Georgia's ethics commission asked a judge Friday to force Stacey Abrams' campaign to hand over documents linked to the 2018 race for governor, leading the Democrat's chief aide to accuse investigators of a "political vendetta" against Republican Gov. Brian Kemp's top rival.
The ethics commission said in a Fulton County Superior Court filing that it requested thousands of documents as part of a probe into whether the Abrams campaign engaged in “unlawful coordination” with third-party groups.
Abrams’ top aide, Lauren Groh-Wargo, said she’s handed over thousands of documents to ethics commission chief David Emadi’s investigators, but she drew the line at “unremarkable” campaign emails that are “irrelevant to his bogus and politically motivated investigation.”
“Why are we fighting back? An ‘ethics’ chief should not be allowed to seize private communications from the political rival of a man he helped put in office, with no stated rationale or evidence for doing so,” she wrote in a series of tweets.
Emadi said Friday that the Abrams campaign has “refused to comply with lawfully issued subpoenas, so we are taking the same legal measures we have taken in all other cases where the respondent has refused to comply with lawfully issued subpoenas.”
He added: “We will allow the legal pleading to speak for itself.”
It's the latest clash between the state ethics commission and Abrams staffers that stem from a spate of subpoenas Emadi issued in April seeking extensive financial, bank and payroll records from her campaign, which raised roughly $30 million in last year's race against Kemp.
What raised the ire of Abrams’ staff, however, was a second part of the subpoena seeking all correspondence between the campaign and a number of left-leaning groups that registered and mobilized voters, many with a focus on energizing minorities.
They include the voting rights group Abrams helped launch after her defeat last year and a nonprofit co-founded by state Sen. Nikema Williams, the leader of the state Democratic Party.
In the documents, Emadi reveals that investigators intend to present evidence that the Abrams campaign accepted donations from four of the groups that exceeded maximum contribution limits for a statewide campaign.
Abrams’ attorney has denied that claim, and Groh-Wargo said investigators have failed to prove any wrongdoing. She offered full cooperation to clear up any technical violations. She also questioned why investigators appeared to single out groups working to increase minority turnout.
“Make no mistake: The communications that Brian Kemp’s donor is demanding are unremarkable — but principle must matter,” Groh-Wargo wrote.
Emadi has declined to discuss specifics but said all candidates from the 2018 campaign for governor are being audited "without any concern or benefit regarding partisan affiliation" as part of an effort to be more proactive after his predecessor was accused of stalling probes.

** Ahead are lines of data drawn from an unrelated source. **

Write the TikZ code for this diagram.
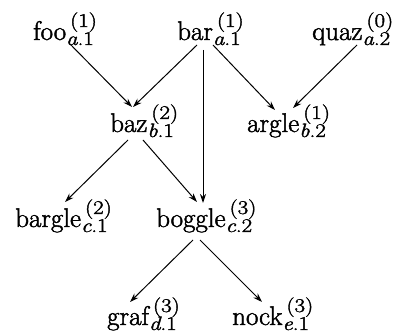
\documentclass[tikz,border=0pt]{standalone}
\usepackage{graphicx}
\usetikzlibrary{arrows.meta}
\newcommand\lbl[4]{\special{pdf:literal direct 2 Tr 0.45 w}#1\makebox[0pt][l]{\raisebox{-5pt}{\scalebox{0.85}[0.72]{\itshape #2\upshape.#3}}}\hspace{4pt}\raisebox{13pt}{\scalebox{0.85}[0.72]{(#4)}}\special{pdf:literal direct 0 Tr}}
\begin{document}
\begin{tikzpicture}[x=1pt,y=1pt,
  word/.style={anchor=base west,inner sep=0pt,font=\fontsize{27}{32}\selectfont},
  edge/.style={line width=1pt,-{Stealth[length=9pt,width=6pt]}}]
\useasboundingbox (0,0) rectangle (402,335);
\node[word] (foo) at (33,295) {\lbl{foo}{a}{1}{1}};
\node[word] (bar) at (177,295) {\lbl{bar}{a}{1}{1}};
\node[word] (quaz) at (312,295) {\lbl{quaz}{a}{2}{0}};
\node[word] (baz) at (110,203) {\lbl{baz}{b}{1}{2}};
\node[word] (argle) at (247,203) {\lbl{argle}{b}{2}{1}};
\node[word] (bargle) at (15,108) {\lbl{bargle}{c}{1}{2}};
\node[word] (boggle) at (156,108) {\lbl{boggle}{c}{2}{3}};
\node[word] (graf) at (107,10) {\lbl{graf}{d}{1}{3}};
\node[word] (nock) at (232,10) {\lbl{nock}{e}{1}{3}};
\draw[edge] ([shift={(37,-4)}]foo.base west) -- ([shift={(22,25)}]baz.base west);
\draw[edge] ([shift={(20,-5)}]bar.base west) -- ([shift={(23,25)}]baz.base west);
\draw[edge] ([shift={(26,-10)}]bar.base west) -- ([shift={(47,24)}]boggle.base west);
\draw[edge] ([shift={(36,-5)}]bar.base west) -- ([shift={(28,22)}]argle.base west);
\draw[edge] ([shift={(45,-5)}]quaz.base west) -- ([shift={(46,24)}]argle.base west);
\draw[edge] ([shift={(18,-8)}]baz.base west) -- ([shift={(50,25)}]bargle.base west);
\draw[edge] ([shift={(33,-8)}]baz.base west) -- ([shift={(41,25)}]boggle.base west);
\draw[edge] ([shift={(37,-13)}]boggle.base west) -- ([shift={(23,23)}]graf.base west);
\draw[edge] ([shift={(44,-13)}]boggle.base west) -- ([shift={(30,23)}]nock.base west);
\end{tikzpicture}
\end{document}
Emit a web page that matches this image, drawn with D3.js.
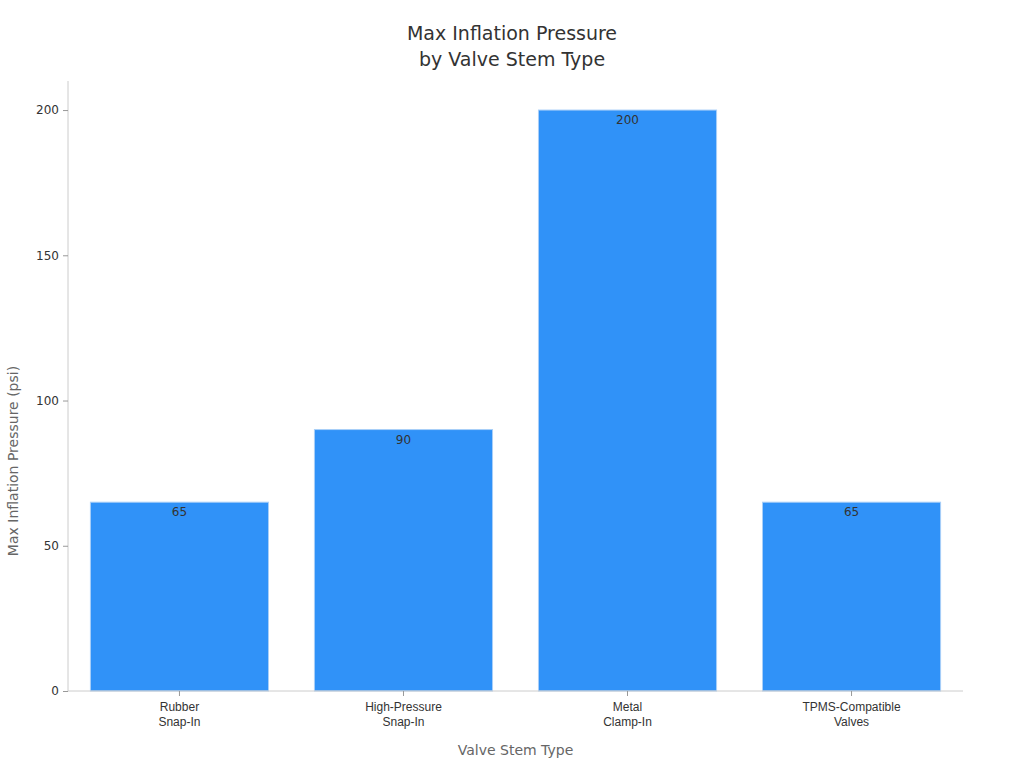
<!DOCTYPE html>
<html>
<head>
<meta charset="utf-8">
<script src="https://cdn.jsdelivr.net/npm/d3@7"></script>
<style>
  body { margin: 0; background: #fff; font-family: "DejaVu Sans", sans-serif; }
</style>
</head>
<body>
<div id="root"></div>
<script>
const categories = [["Rubber", "Snap-In"], ["High-Pressure", "Snap-In"], ["Metal", "Clamp-In"], ["TPMS-Compatible", "Valves"]];
const values = [65, 90, 200, 65];
const yTicks = [0, 50, 100, 150, 200];

const width = 1024;
const height = 768;
const margin = { top: 81, right: 61, bottom: 77, left: 68 };

const svg = d3.select("#root").append("svg")
  .attr("width", width).attr("height", height);

const x = d3.scaleBand()
  .domain(categories.map((d, i) => i))
  .range([margin.left, width - margin.right])
  .paddingInner(0.205).paddingOuter(0.1);

const y = d3.scaleLinear()
  .domain([0, 210])
  .range([height - margin.bottom, margin.top]);

// title
svg.append("text")
  .attr("x", 512).attr("y", 40)
  .attr("text-anchor", "middle")
  .attr("font-size", 19).attr("fill", "#333")
  .selectAll("tspan")
  .data(["Max Inflation Pressure", "by Valve Stem Type"])
  .join("tspan")
  .attr("x", 512).attr("dy", (d, i) => i ? 26 : 0)
  .text(d => d);

// bars
svg.append("g").selectAll("rect")
  .data(values)
  .join("rect")
  .attr("x", (d, i) => x(i))
  .attr("y", d => y(d))
  .attr("width", x.bandwidth())
  .attr("height", d => y(0) - y(d))
  .attr("fill", "#3092f8")
  .attr("stroke", "#a9cff8")
  .attr("stroke-width", 1);

svg.append("g").selectAll("text")
  .data(values)
  .join("text")
  .attr("x", (d, i) => x(i) + x.bandwidth() / 2)
  .attr("y", d => y(d) + 14)
  .attr("text-anchor", "middle")
  .attr("font-size", 12).attr("fill", "#333")
  .text(d => d);

// y axis
const yAxis = svg.append("g")
  .attr("transform", `translate(${margin.left},0)`)
  .call(d3.axisLeft(y).tickValues(yTicks).tickSize(5).tickPadding(4));
yAxis.select(".domain").attr("stroke", "#ccc").attr("d", `M0,${y(0)}V${margin.top}`);
yAxis.selectAll(".tick line").attr("stroke", "#999");
yAxis.selectAll(".tick text").attr("font-size", 12).attr("fill", "#333").attr("font-family", "DejaVu Sans");

// x axis
const xAxis = svg.append("g")
  .attr("transform", `translate(0,${y(0)})`)
  .call(d3.axisBottom(x).tickSize(5).tickFormat(""));
xAxis.select(".domain").attr("stroke", "#ccc").attr("d", `M${margin.left},0H${width - margin.right}`);
xAxis.selectAll(".tick line").attr("stroke", "#999");
xAxis.selectAll(".tick").append("text")
  .attr("text-anchor", "middle").attr("font-size", 12).attr("fill", "#333")
  .attr("y", 20)
  .selectAll("tspan")
  .data(i => categories[i])
  .join("tspan")
  .attr("x", 0).attr("dy", (d, i) => i ? 15 : 0)
  .text(d => d);

// axis titles
svg.append("text")
  .attr("x", (margin.left + width - margin.right) / 2).attr("y", 755)
  .attr("text-anchor", "middle").attr("font-size", 14).attr("fill", "#666")
  .text("Valve Stem Type");
svg.append("text")
  .attr("transform", `translate(18,${(margin.top + y(0)) / 2 + 75}) rotate(-90)`)
  .attr("text-anchor", "middle").attr("font-size", 14).attr("fill", "#666")
  .text("Max Inflation Pressure (psi)");
</script>
</body>
</html>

The ethics office has also gone to court before to force a candidate or a campaign to fulfill a subpoena request, including in the years-long case against Republican John Oxendine, a former insurance commissioner and candidate for governor in 2010.
But Emadi's request has triggered accusations that he's a political pawn due to his history as a former officer in the Douglas County GOP, a stint working for House Speaker David Ralston and a $600 donation he made to Kemp's campaign.
In a statement, Emadi said the probe was based on a third-party complaint and that “any attempt to argue this investigation is somehow biased is nothing more than a deflection from the facts.”
Abrams’ campaign sees something more sinister. Groh-Wargo accused Emadi of pandering to a “political master” and said if the ethics commission succeeded that it risks turning Georgia into a “Jim Crow-style Banana Republic.”
She said the campaign has provided thousands of financial records, allowed two days of document inspection and answered every question posed in this “bizarre, time-wasting, tree-killing, and power-abusing nonsense of a nothingburger.”
“But we cannot and will not allow a political vendetta to jeopardize the communications of every future candidate for every office to be subject to Brian Kemp’s fishing expeditions,” she added.